* **WRITTEN REQUEST**: Return the whole listing, line for line, without the pictures in it.

— start of DATA BLOCK —

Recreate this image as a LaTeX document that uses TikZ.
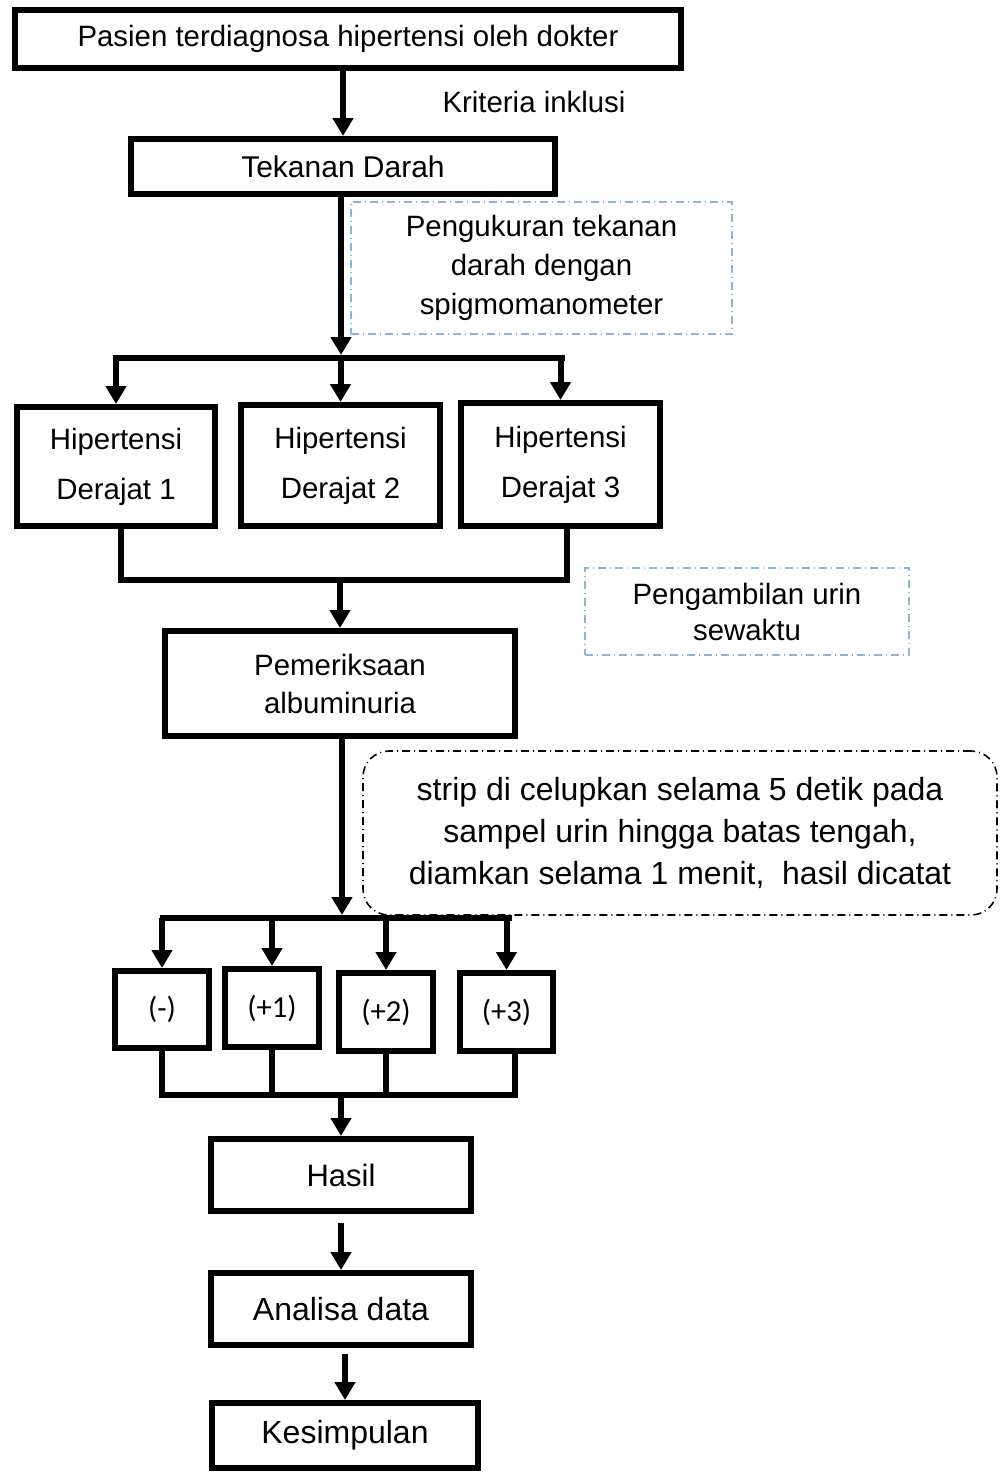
\documentclass[tikz,border=0pt]{standalone}
\usepackage{fontspec}
\setmainfont{Liberation Sans}
\newfontfamily\calibrifont{Carlito}
\usetikzlibrary{arrows.meta}
\definecolor{noteblue}{HTML}{8DB3E2}
\begin{document}
\begin{tikzpicture}
[x=0.5pt,y=-0.5pt,
box/.style={draw,line width=3pt,inner sep=0pt,align=center,font=\fontsize{14.7}{19}\selectfont},
twoline/.style={box,font=\fontsize{14.7}{25}\selectfont},
endbox/.style={box,minimum width=130pt,minimum height=36pt,font=\fontsize{16}{19}\selectfont},
result/.style={box,minimum width=47pt,minimum height=39pt,font=\calibrifont\fontsize{15.3}{18}\selectfont},
note/.style={draw=noteblue,line width=0.8pt,dash pattern=on 4pt off 2pt on 0.5pt off 2pt,inner sep=0pt,align=center},
flow/.style={line width=3pt},
arrow/.style={flow,-{Triangle[width=10pt,length=9pt]}}]
       \useasboundingbox (0,0) rectangle (1002,1472);
       \node (pasien) at (348,39) [box,minimum width=333pt,minimum height=29pt] {Pasien terdiagnosa hipertensi oleh dokter};
       \node (kriteria) at (534,102) [font=\fontsize{14.7}{18}\selectfont] {Kriteria inklusi};
       \node (tekanan) at (343,166.5) [box,minimum width=212pt,minimum height=27.5pt,font=\fontsize{15}{18}\selectfont] {Tekanan Darah};
       \node (ukur) at (541.5,268) [note,minimum width=190.5pt,minimum height=66pt,font=\fontsize{14.7}{19.5}\selectfont] {Pengukuran tekanan\\darah dengan\\spigmomanometer};
       \node (h1) at (116,466.5) [twoline,minimum width=99pt,minimum height=59.5pt] {Hipertensi\\Derajat 1};
       \node (h2) at (340.5,465.5) [twoline,minimum width=99.5pt,minimum height=60.5pt] {Hipertensi\\Derajat 2};
       \node (h3) at (560.5,464.5) [twoline,minimum width=99.5pt,minimum height=61.5pt] {Hipertensi\\Derajat 3};
       \node (ambil) at (747,611.5) [note,minimum width=162pt,minimum height=43.5pt,font=\fontsize{14.7}{18}\selectfont] {Pengambilan urin\\sewaktu};
       \node (pem) at (340,683.5) [box,minimum width=175pt,minimum height=52.5pt] {Pemeriksaan\\albuminuria};
       \node (strip) at (680,833) [note,draw=black,rounded corners=13pt,minimum width=317pt,minimum height=82pt,font=\fontsize{16}{21}\selectfont] {strip di celupkan selama 5 detik pada\\sampel urin hingga batas tengah,\\diamkan selama 1 menit,\ \ hasil dicatat};
       \node (neg) at (162,1009.5) [result,minimum height=38.5pt] {(-)};
       \node (p1) at (272,1008) [result] {(+1)};
       \node (p2) at (386,1012) [result] {(+2)};
       \node (p3) at (506.5,1012) [result,minimum width=46.5pt] {(+3)};
       \node (hasil) at (341,1175) [endbox,font=\fontsize{15.5}{19}\selectfont] {Hasil};
       \node (analisa) at (341,1309) [endbox] {Analisa data};
       \node (kes) at (345,1435.5) [endbox,minimum width=133pt,minimum height=32.5pt] {Kesimpulan};
       \coordinate (split1) at (341,355);
       \coordinate (bar1l) at (113,358);
       \coordinate (bar1r) at (565,358);
       \coordinate (join1l) at (121,580);
       \coordinate (join1r) at (567,580);
       \coordinate (split2) at (342,915);
       \coordinate (bar2l) at (160,918);
       \coordinate (bar2r) at (512,918);
       \coordinate (join2l) at (163,1095);
       \coordinate (join2r) at (515,1095);
       \draw[arrow] (tekanan.north |- pasien.south) -- (tekanan.north);
       \draw[arrow] (tekanan.south -| split1) -- (split1);
       \draw[flow] (bar1l) -- (bar1r);
       \foreach \h in {h1,h2,h3}
         \draw[arrow] (\h.north |- bar1l) -- (\h.north);
       \draw[flow] (h1.south -| join1l) -- (join1l) -- (join1r) -- (h3.south -| join1r);
       \draw[arrow] (pem.north |- join1l) -- (pem.north);
       \draw[arrow] (pem.south -| split2) -- (split2);
       \draw[flow] (bar2l) -- (bar2r);
       \foreach \r in {neg,p1,p2,p3}
         \draw[arrow] (\r.north |- bar2l) -- (\r.north);
       \draw[flow] (neg.south) -- (neg.south |- join2l) -- (join2r) -- (p3.south -| join2r);
       \foreach \r in {p1,p2}
         \draw[flow] (\r.south) -- (\r.south |- join2l);
       \draw[arrow] (hasil.north |- join2l) -- (hasil.north);
       \draw[arrow,shorten <=4.5pt] (hasil) -- (analisa);
       \draw[arrow,shorten <=3pt] (analisa.south -| kes.north) -- (kes.north);
    \end{tikzpicture}
\end{document}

— end of DATA BLOCK —

* **TASK RESPONSE**:
Recreate this image as a LaTeX document that uses TikZ.
\documentclass[tikz,border=0pt]{standalone}
\usepackage{fontspec}
\setmainfont{Liberation Sans}
\newfontfamily\calibrifont{Carlito}
\usetikzlibrary{arrows.meta}
\definecolor{noteblue}{HTML}{8DB3E2}
\begin{document}
\begin{tikzpicture}
[x=0.5pt,y=-0.5pt,
box/.style={draw,line width=3pt,inner sep=0pt,align=center,font=\fontsize{14.7}{19}\selectfont},
twoline/.style={box,font=\fontsize{14.7}{25}\selectfont},
endbox/.style={box,minimum width=130pt,minimum height=36pt,font=\fontsize{16}{19}\selectfont},
result/.style={box,minimum width=47pt,minimum height=39pt,font=\calibrifont\fontsize{15.3}{18}\selectfont},
note/.style={draw=noteblue,line width=0.8pt,dash pattern=on 4pt off 2pt on 0.5pt off 2pt,inner sep=0pt,align=center},
flow/.style={line width=3pt},
arrow/.style={flow,-{Triangle[width=10pt,length=9pt]}}]
       \useasboundingbox (0,0) rectangle (1002,1472);
       \node (pasien) at (348,39) [box,minimum width=333pt,minimum height=29pt] {Pasien terdiagnosa hipertensi oleh dokter};
       \node (kriteria) at (534,102) [font=\fontsize{14.7}{18}\selectfont] {Kriteria inklusi};
       \node (tekanan) at (343,166.5) [box,minimum width=212pt,minimum height=27.5pt,font=\fontsize{15}{18}\selectfont] {Tekanan Darah};
       \node (ukur) at (541.5,268) [note,minimum width=190.5pt,minimum height=66pt,font=\fontsize{14.7}{19.5}\selectfont] {Pengukuran tekanan\\darah dengan\\spigmomanometer};
       \node (h1) at (116,466.5) [twoline,minimum width=99pt,minimum height=59.5pt] {Hipertensi\\Derajat 1};
       \node (h2) at (340.5,465.5) [twoline,minimum width=99.5pt,minimum height=60.5pt] {Hipertensi\\Derajat 2};
       \node (h3) at (560.5,464.5) [twoline,minimum width=99.5pt,minimum height=61.5pt] {Hipertensi\\Derajat 3};
       \node (ambil) at (747,611.5) [note,minimum width=162pt,minimum height=43.5pt,font=\fontsize{14.7}{18}\selectfont] {Pengambilan urin\\sewaktu};
       \node (pem) at (340,683.5) [box,minimum width=175pt,minimum height=52.5pt] {Pemeriksaan\\albuminuria};
       \node (strip) at (680,833) [note,draw=black,rounded corners=13pt,minimum width=317pt,minimum height=82pt,font=\fontsize{16}{21}\selectfont] {strip di celupkan selama 5 detik pada\\sampel urin hingga batas tengah,\\diamkan selama 1 menit,\ \ hasil dicatat};
       \node (neg) at (162,1009.5) [result,minimum height=38.5pt] {(-)};
       \node (p1) at (272,1008) [result] {(+1)};
       \node (p2) at (386,1012) [result] {(+2)};
       \node (p3) at (506.5,1012) [result,minimum width=46.5pt] {(+3)};
       \node (hasil) at (341,1175) [endbox,font=\fontsize{15.5}{19}\selectfont] {Hasil};
       \node (analisa) at (341,1309) [endbox] {Analisa data};
       \node (kes) at (345,1435.5) [endbox,minimum width=133pt,minimum height=32.5pt] {Kesimpulan};
       \coordinate (split1) at (341,355);
       \coordinate (bar1l) at (113,358);
       \coordinate (bar1r) at (565,358);
       \coordinate (join1l) at (121,580);
       \coordinate (join1r) at (567,580);
       \coordinate (split2) at (342,915);
       \coordinate (bar2l) at (160,918);
       \coordinate (bar2r) at (512,918);
       \coordinate (join2l) at (163,1095);
       \coordinate (join2r) at (515,1095);
       \draw[arrow] (tekanan.north |- pasien.south) -- (tekanan.north);
       \draw[arrow] (tekanan.south -| split1) -- (split1);
       \draw[flow] (bar1l) -- (bar1r);
       \foreach \h in {h1,h2,h3}
         \draw[arrow] (\h.north |- bar1l) -- (\h.north);
       \draw[flow] (h1.south -| join1l) -- (join1l) -- (join1r) -- (h3.south -| join1r);
       \draw[arrow] (pem.north |- join1l) -- (pem.north);
       \draw[arrow] (pem.south -| split2) -- (split2);
       \draw[flow] (bar2l) -- (bar2r);
       \foreach \r in {neg,p1,p2,p3}
         \draw[arrow] (\r.north |- bar2l) -- (\r.north);
       \draw[flow] (neg.south) -- (neg.south |- join2l) -- (join2r) -- (p3.south -| join2r);
       \foreach \r in {p1,p2}
         \draw[flow] (\r.south) -- (\r.south |- join2l);
       \draw[arrow] (hasil.north |- join2l) -- (hasil.north);
       \draw[arrow,shorten <=4.5pt] (hasil) -- (analisa);
       \draw[arrow,shorten <=3pt] (analisa.south -| kes.north) -- (kes.north);
    \end{tikzpicture}
\end{document}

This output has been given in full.